From its earliest efforts in the San Diego region in 1995, Coastkeeper has stressed communication and cooperative problem-solving as a tool to achieve its goals. Often working in good faith with so-called "adversaries" who seem to share no common ground, Coastkeeper is successful reaching consensus on solutions that protect precious environmental resources.

Coastkeeper works at every level with a wide variety of individuals and organizations. Successful working relationships have been established with shipyards along San Diego Bay, Otay Mesa auto dismantlers, city governments, Caltrans, Duke Energy, Chula Vista Bayfront Citizens Advisory Committee (CAC), and the State Water Quality Control Board.
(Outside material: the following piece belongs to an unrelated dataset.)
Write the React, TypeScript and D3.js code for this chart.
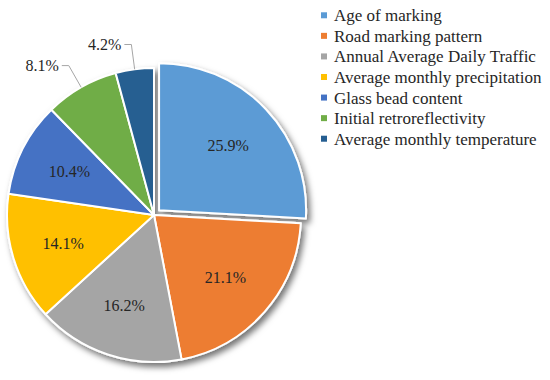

Coastkeeper has taken a leadership role among local environmental and advocacy groups, forming powerful coalitions with the ability to achieve goals by working together. Among recent examples:

  • Coastkeeper started coordinating regional efforts known as the Organization of Regional Coastal Activists or "ORCA," aimed at increasing effectiveness of local activists at the California Coastal Commission;
  • Coastkeeper brought together over a dozen North County environmental organizations (known as the North County Open Space Coalition) to ensure that effective regional habitat plans are adopted and implemented in coastal North County;
  • Coastkeeper is working with a coalition of environmental and human rights groups seeking to stop a proposed triple fence along the U.S.-Mexico Border;
  • Coastkeeper started taking a leadership role among local environmental groups on issues related directly the Marine Life Protection Act (MLPA) and other fisheries issues;
  • Coastkeeper continues to work with co-plaintiffs Waterkeepers Northern California, the California Public Interest Research Group (Calpirg) and Santa Barbara Channelkeeper to challenge the U.S. Environmental Protection Agency's failure to adopt Total Maximum Daily Loads (TMDLs) for pollutants in California's impaired water bodies.